Credit card companies haven't had the smoothest sailing the past few years, as economic hard times and massive write-offs have bitten into the industry's bottom line. Things have been looking up lately, though, as card issuers see consumers breaking out their cards more often -- and paying their bills in a timely fashion.

Improvements occur despite the slow economic recovery
Heavy hitters in the industry reported lower late payments in May than in April, and only Discover Financial Services (NYSE: DFS  ) didn't see a decrease in its monthly charge-off rate. And despite a disappointing jobs report and a sloggy economic forecast, there is even evidence of a resurgence of credit card use among consumers. A recent study projects credit card use for everyday shopping to increase to 33% by 2017, compared with 29% in 2011.

This is good news for Discover and peers Capital One Financial (NYSE: COF  ) , JPMorgan Chase (NYSE: JPM  ) , Bank of America (NYSE: BAC  ) , American Express, and Citigroup (NYSE: C  ) . The improved outlook occurred even as issuers cut back on introductory mailings, tamped down promotions, and kept interest rates pretty steady. Issuers have been reducing mailings since December of last year, after a veritable blitz of direct marketing. Card companies issued more than 1 million new cards in that month, and they weren't choosy: Many of those were given to people with bad credit.

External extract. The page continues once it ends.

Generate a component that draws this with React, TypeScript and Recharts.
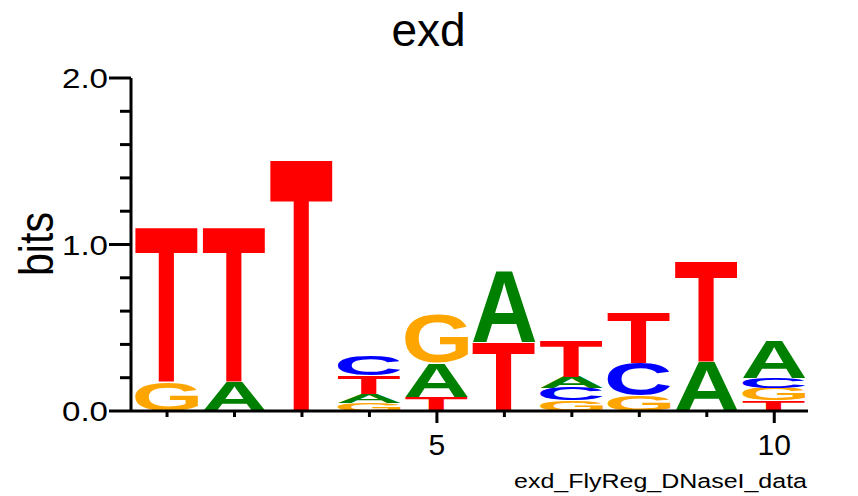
import { Bar, BarChart, XAxis, YAxis } from "recharts";

// sequence positions along the motif
const positions = [1, 2, 3, 4, 5, 6, 7, 8, 9, 10];

// letters in each column, from the bottom of the stack to the top
const stackLetters = [
  ["G", "T"],
  ["A", "T"],
  ["T"],
  ["G", "A", "T", "C"],
  ["T", "A", "G"],
  ["T", "A"],
  ["G", "C", "A", "T"],
  ["G", "C", "T"],
  ["A", "T"],
  ["T", "G", "C", "A"],
];

// height of each letter in bits, same order as stackLetters
const stackBits = [
  [0.176, 0.94],
  [0.176, 0.94],
  [1.527],
  [0.05, 0.052, 0.11, 0.114],
  [0.086, 0.204, 0.293],
  [0.416, 0.431],
  [0.062, 0.076, 0.068, 0.216],
  [0.092, 0.196, 0.301],
  [0.296, 0.611],
  [0.062, 0.076, 0.062, 0.222],
];

const yTicks = [0, 0.2, 0.4, 0.6, 0.8, 1, 1.2, 1.4, 1.6, 1.8, 2];
const yTickLabels: Record<string, string> = { "0": "0.0", "1": "1.0", "2": "2.0" };
const xLabelledTicks = [5, 10];

const letterColors: Record<string, string> = {
  A: "#008000",
  C: "#0000ff",
  G: "#ffa500",
  T: "#ff0000",
};

const SLOTS = 4;
const FONT = "'Liberation Sans', Arial, Helvetica, sans-serif";

const rows = positions.map((pos, i) => {
  const row: Record<string, number | string> = { pos };
  for (let k = 0; k < SLOTS; k++) {
    row[`h${k}`] = stackBits[i][k] ?? 0;
    row[`l${k}`] = stackLetters[i][k] ?? "";
  }
  return row;
});

type Box = { l: number; r: number; a: number; d: number };
const boxCache: Record<string, Box> = {};

// ink box of a glyph at 100px, so it can be stretched to fill its rect
function glyphBox(ch: string): Box {
  if (boxCache[ch]) return boxCache[ch];
  let box: Box = { l: -4, r: 70, a: 72, d: 0 };
  try {
    const ctx = document.createElement("canvas").getContext("2d");
    if (ctx) {
      ctx.font = `bold 100px ${FONT}`;
      const m = ctx.measureText(ch);
      box = {
        l: m.actualBoundingBoxLeft,
        r: m.actualBoundingBoxRight,
        a: m.actualBoundingBoxAscent,
        d: m.actualBoundingBoxDescent,
      };
    }
  } catch {
    // keep fallback
  }
  boxCache[ch] = box;
  return box;
}

function letterShape(slot: number) {
  return (props: any) => {
    const { x, y, width, height, payload } = props;
    const ch = payload?.[`l${slot}`];
    if (!ch || !(height > 0)) return <g />;
    const b = glyphBox(ch);
    const sx = width / (b.l + b.r);
    const sy = height / (b.a + b.d);
    return (
      <text
        x={0}
        y={0}
        fontSize={100}
        fontWeight="bold"
        fontFamily={FONT}
        fill={letterColors[ch]}
        transform={`translate(${x},${y}) scale(${sx},${sy}) translate(${b.l},${b.a})`}
      >
        {ch}
      </text>
    );
  };
}

function XTick(props: any) {
  const { x, y, payload } = props;
  const major = xLabelledTicks.includes(payload.value);
  return (
    <g>
      <line x1={x} x2={x} y1={y} y2={y + (major ? 12 : 6)} stroke="#000" strokeWidth={3} />
      {major && (
        <text x={x} y={y + 44} textAnchor="middle" fontSize={30} fontFamily={FONT} fill="#000">
          {payload.value}
        </text>
      )}
    </g>
  );
}

function YTick(props: any) {
  const { x, y, payload } = props;
  const label = yTickLabels[String(payload.value)];
  return (
    <g>
      <line x1={x - (label ? 22 : 11)} x2={x} y1={y} y2={y} stroke="#000" strokeWidth={3} />
      {label && (
        <text
          x={x - 23}
          y={y + 10}
          textAnchor="end"
          fontSize={28}
          fontFamily={FONT}
          fill="#000"
          textLength={46}
          lengthAdjust="spacingAndGlyphs"
        >
          {label}
        </text>
      )}
    </g>
  );
}

export default function App() {
  return (
    <div style={{ position: "absolute", left: 0, top: 0, width: 858, height: 496, background: "#fff" }}>
      <BarChart
        width={858}
        height={496}
        data={rows}
        margin={{ top: 78, right: 50, bottom: 45, left: 31 }}
        barGap={0}
      >
        <XAxis
          dataKey="pos"
          type="number"
          domain={[0.466, 10.5]}
          ticks={positions}
          interval={0}
          allowDataOverflow
          tick={<XTick />}
          tickLine={false}
          tickSize={0}
          tickMargin={0}
          height={40}
          axisLine={{ stroke: "#000", strokeWidth: 3 }}
        />
        <YAxis
          type="number"
          domain={[0, 2]}
          ticks={yTicks}
          interval={0}
          tick={<YTick />}
          tickLine={false}
          tickSize={0}
          tickMargin={0}
          width={100}
          axisLine={{ stroke: "#000", strokeWidth: 3 }}
        />
        {Array.from({ length: SLOTS }, (_, k) => (
          <Bar
            key={k}
            dataKey={`h${k}`}
            stackId="logo"
            barSize={63}
            isAnimationActive={false}
            shape={letterShape(k)}
          />
        ))}
      </BarChart>
      <svg
        width={858}
        height={496}
        style={{ position: "absolute", left: 0, top: 0, pointerEvents: "none" }}
      >
        <text x={428.5} y={46} textAnchor="middle" fontSize={46} fontFamily={FONT} fill="#000">
          exd
        </text>
        <text
          transform="translate(53,244) rotate(-90)"
          textAnchor="middle"
          fontSize={48}
          fontFamily={FONT}
          fill="#000"
          textLength={64}
          lengthAdjust="spacingAndGlyphs"
        >
          bits
        </text>
        <text
          x={514}
          y={488}
          fontSize={20}
          fontFamily={FONT}
          fill="#000"
          textLength={293}
          lengthAdjust="spacingAndGlyphs"
        >
          exd_FlyReg_DNaseI_data
        </text>
      </svg>
    </div>
  );
}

The reason for the tsunami of mail offers was that card companies insisted that they needed to pull in new customers after losing revenue because of new regulations. This push for new customers came not very long after issuers were forced to write down boatloads of uncollectable debt in 2010, as a result of -- you guessed it -- signing up consumers with poor credit, who are more likely to incur fees. Even so, issuers have been lucky so far, with some noting surprising improvements in timely payments and charge-offs since last year at this time.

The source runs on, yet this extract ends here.